### [Data segment]
▼

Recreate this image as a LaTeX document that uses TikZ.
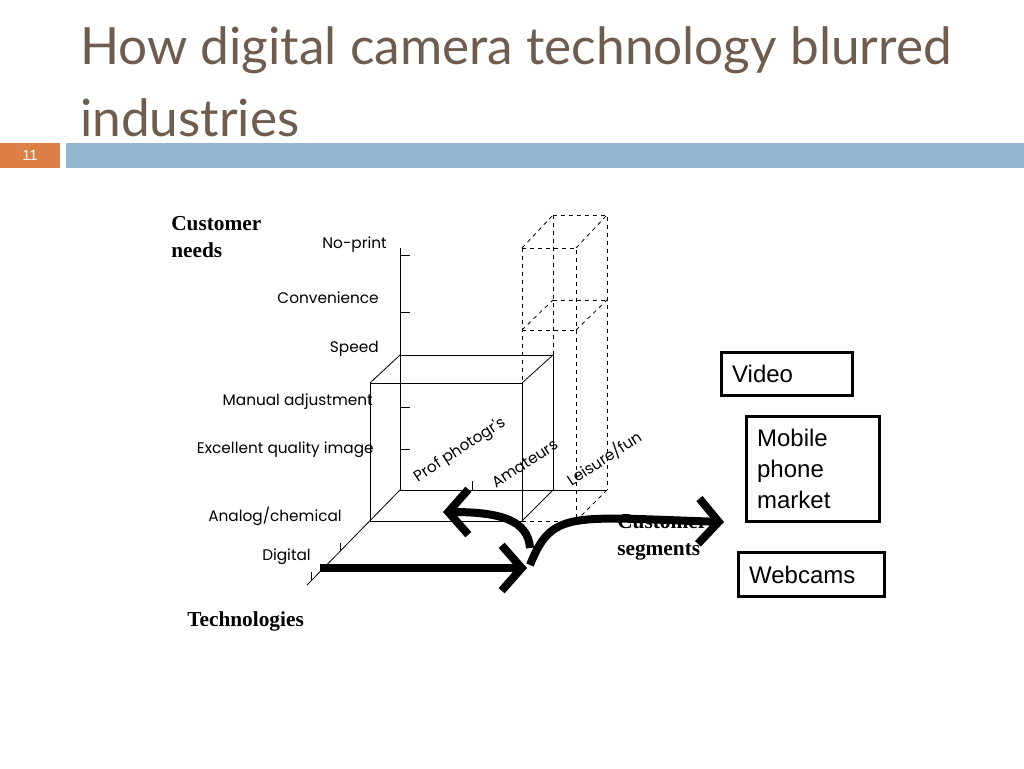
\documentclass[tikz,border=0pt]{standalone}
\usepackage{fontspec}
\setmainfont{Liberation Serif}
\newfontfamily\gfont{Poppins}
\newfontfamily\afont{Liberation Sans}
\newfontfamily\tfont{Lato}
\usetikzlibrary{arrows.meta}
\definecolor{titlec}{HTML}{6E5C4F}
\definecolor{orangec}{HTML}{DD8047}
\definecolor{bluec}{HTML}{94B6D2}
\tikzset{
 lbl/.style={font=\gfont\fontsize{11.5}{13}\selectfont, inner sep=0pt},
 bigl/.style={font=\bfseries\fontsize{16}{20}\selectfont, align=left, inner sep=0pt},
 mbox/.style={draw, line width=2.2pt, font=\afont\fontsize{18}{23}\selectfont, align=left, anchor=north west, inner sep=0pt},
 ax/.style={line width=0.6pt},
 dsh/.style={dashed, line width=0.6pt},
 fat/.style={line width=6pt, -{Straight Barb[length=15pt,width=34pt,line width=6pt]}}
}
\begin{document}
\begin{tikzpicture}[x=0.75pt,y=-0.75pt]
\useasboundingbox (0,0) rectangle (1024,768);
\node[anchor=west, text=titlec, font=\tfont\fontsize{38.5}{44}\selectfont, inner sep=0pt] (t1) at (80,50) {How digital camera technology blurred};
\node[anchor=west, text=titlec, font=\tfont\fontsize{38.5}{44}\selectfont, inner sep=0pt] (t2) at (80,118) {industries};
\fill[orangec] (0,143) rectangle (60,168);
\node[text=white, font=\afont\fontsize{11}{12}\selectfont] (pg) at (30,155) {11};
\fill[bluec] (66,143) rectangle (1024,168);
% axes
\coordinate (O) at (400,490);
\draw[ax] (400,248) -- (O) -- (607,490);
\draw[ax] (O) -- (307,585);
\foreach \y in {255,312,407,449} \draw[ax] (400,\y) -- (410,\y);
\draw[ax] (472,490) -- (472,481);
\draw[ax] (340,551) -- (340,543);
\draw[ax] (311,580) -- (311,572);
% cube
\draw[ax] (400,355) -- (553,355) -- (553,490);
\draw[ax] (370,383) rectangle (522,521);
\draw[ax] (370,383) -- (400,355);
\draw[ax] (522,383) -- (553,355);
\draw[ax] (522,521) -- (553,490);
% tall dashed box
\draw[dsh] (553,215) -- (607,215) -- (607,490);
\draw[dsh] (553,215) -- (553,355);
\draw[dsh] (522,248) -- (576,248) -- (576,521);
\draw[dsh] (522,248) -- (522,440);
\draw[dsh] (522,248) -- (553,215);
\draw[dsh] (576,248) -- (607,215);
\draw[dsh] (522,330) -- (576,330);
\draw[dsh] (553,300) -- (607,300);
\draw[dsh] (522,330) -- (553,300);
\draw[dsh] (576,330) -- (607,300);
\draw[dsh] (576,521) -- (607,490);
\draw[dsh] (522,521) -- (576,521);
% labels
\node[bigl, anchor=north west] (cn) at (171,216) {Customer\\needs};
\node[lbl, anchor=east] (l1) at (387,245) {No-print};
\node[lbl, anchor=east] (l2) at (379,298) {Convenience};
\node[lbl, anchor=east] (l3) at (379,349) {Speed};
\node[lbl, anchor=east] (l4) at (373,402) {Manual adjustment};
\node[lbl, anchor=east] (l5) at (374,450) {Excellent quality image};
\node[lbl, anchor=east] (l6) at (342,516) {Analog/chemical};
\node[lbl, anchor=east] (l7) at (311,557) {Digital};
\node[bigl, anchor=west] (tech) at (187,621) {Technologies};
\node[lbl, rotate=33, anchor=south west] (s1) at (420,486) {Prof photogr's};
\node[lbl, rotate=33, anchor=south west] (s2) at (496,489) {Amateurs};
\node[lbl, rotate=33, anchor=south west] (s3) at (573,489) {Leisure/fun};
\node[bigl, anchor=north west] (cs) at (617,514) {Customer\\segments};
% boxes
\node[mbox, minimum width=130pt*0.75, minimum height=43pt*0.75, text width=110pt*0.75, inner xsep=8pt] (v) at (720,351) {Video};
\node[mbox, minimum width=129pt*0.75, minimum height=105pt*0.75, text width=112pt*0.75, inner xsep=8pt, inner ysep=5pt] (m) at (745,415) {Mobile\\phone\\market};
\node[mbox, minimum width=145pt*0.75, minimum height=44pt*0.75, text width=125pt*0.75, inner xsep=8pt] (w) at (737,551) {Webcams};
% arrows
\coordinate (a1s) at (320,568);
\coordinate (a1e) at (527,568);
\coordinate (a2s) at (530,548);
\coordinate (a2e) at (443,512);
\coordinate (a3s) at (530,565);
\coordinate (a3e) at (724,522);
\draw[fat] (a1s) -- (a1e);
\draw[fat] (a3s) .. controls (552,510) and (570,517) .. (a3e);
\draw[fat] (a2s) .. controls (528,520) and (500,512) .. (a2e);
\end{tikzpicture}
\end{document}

▲

### [Work to be completed]
Using the material above, return every line exactly as it appears, minus the pictures.

### [Written answer]
Recreate this image as a LaTeX document that uses TikZ.
\documentclass[tikz,border=0pt]{standalone}
\usepackage{fontspec}
\setmainfont{Liberation Serif}
\newfontfamily\gfont{Poppins}
\newfontfamily\afont{Liberation Sans}
\newfontfamily\tfont{Lato}
\usetikzlibrary{arrows.meta}
\definecolor{titlec}{HTML}{6E5C4F}
\definecolor{orangec}{HTML}{DD8047}
\definecolor{bluec}{HTML}{94B6D2}
\tikzset{
 lbl/.style={font=\gfont\fontsize{11.5}{13}\selectfont, inner sep=0pt},
 bigl/.style={font=\bfseries\fontsize{16}{20}\selectfont, align=left, inner sep=0pt},
 mbox/.style={draw, line width=2.2pt, font=\afont\fontsize{18}{23}\selectfont, align=left, anchor=north west, inner sep=0pt},
 ax/.style={line width=0.6pt},
 dsh/.style={dashed, line width=0.6pt},
 fat/.style={line width=6pt, -{Straight Barb[length=15pt,width=34pt,line width=6pt]}}
}
\begin{document}
\begin{tikzpicture}[x=0.75pt,y=-0.75pt]
\useasboundingbox (0,0) rectangle (1024,768);
\node[anchor=west, text=titlec, font=\tfont\fontsize{38.5}{44}\selectfont, inner sep=0pt] (t1) at (80,50) {How digital camera technology blurred};
\node[anchor=west, text=titlec, font=\tfont\fontsize{38.5}{44}\selectfont, inner sep=0pt] (t2) at (80,118) {industries};
\fill[orangec] (0,143) rectangle (60,168);
\node[text=white, font=\afont\fontsize{11}{12}\selectfont] (pg) at (30,155) {11};
\fill[bluec] (66,143) rectangle (1024,168);
% axes
\coordinate (O) at (400,490);
\draw[ax] (400,248) -- (O) -- (607,490);
\draw[ax] (O) -- (307,585);
\foreach \y in {255,312,407,449} \draw[ax] (400,\y) -- (410,\y);
\draw[ax] (472,490) -- (472,481);
\draw[ax] (340,551) -- (340,543);
\draw[ax] (311,580) -- (311,572);
% cube
\draw[ax] (400,355) -- (553,355) -- (553,490);
\draw[ax] (370,383) rectangle (522,521);
\draw[ax] (370,383) -- (400,355);
\draw[ax] (522,383) -- (553,355);
\draw[ax] (522,521) -- (553,490);
% tall dashed box
\draw[dsh] (553,215) -- (607,215) -- (607,490);
\draw[dsh] (553,215) -- (553,355);
\draw[dsh] (522,248) -- (576,248) -- (576,521);
\draw[dsh] (522,248) -- (522,440);
\draw[dsh] (522,248) -- (553,215);
\draw[dsh] (576,248) -- (607,215);
\draw[dsh] (522,330) -- (576,330);
\draw[dsh] (553,300) -- (607,300);
\draw[dsh] (522,330) -- (553,300);
\draw[dsh] (576,330) -- (607,300);
\draw[dsh] (576,521) -- (607,490);
\draw[dsh] (522,521) -- (576,521);
% labels
\node[bigl, anchor=north west] (cn) at (171,216) {Customer\\needs};
\node[lbl, anchor=east] (l1) at (387,245) {No-print};
\node[lbl, anchor=east] (l2) at (379,298) {Convenience};
\node[lbl, anchor=east] (l3) at (379,349) {Speed};
\node[lbl, anchor=east] (l4) at (373,402) {Manual adjustment};
\node[lbl, anchor=east] (l5) at (374,450) {Excellent quality image};
\node[lbl, anchor=east] (l6) at (342,516) {Analog/chemical};
\node[lbl, anchor=east] (l7) at (311,557) {Digital};
\node[bigl, anchor=west] (tech) at (187,621) {Technologies};
\node[lbl, rotate=33, anchor=south west] (s1) at (420,486) {Prof photogr's};
\node[lbl, rotate=33, anchor=south west] (s2) at (496,489) {Amateurs};
\node[lbl, rotate=33, anchor=south west] (s3) at (573,489) {Leisure/fun};
\node[bigl, anchor=north west] (cs) at (617,514) {Customer\\segments};
% boxes
\node[mbox, minimum width=130pt*0.75, minimum height=43pt*0.75, text width=110pt*0.75, inner xsep=8pt] (v) at (720,351) {Video};
\node[mbox, minimum width=129pt*0.75, minimum height=105pt*0.75, text width=112pt*0.75, inner xsep=8pt, inner ysep=5pt] (m) at (745,415) {Mobile\\phone\\market};
\node[mbox, minimum width=145pt*0.75, minimum height=44pt*0.75, text width=125pt*0.75, inner xsep=8pt] (w) at (737,551) {Webcams};
% arrows
\coordinate (a1s) at (320,568);
\coordinate (a1e) at (527,568);
\coordinate (a2s) at (530,548);
\coordinate (a2e) at (443,512);
\coordinate (a3s) at (530,565);
\coordinate (a3e) at (724,522);
\draw[fat] (a1s) -- (a1e);
\draw[fat] (a3s) .. controls (552,510) and (570,517) .. (a3e);
\draw[fat] (a2s) .. controls (528,520) and (500,512) .. (a2e);
\end{tikzpicture}
\end{document}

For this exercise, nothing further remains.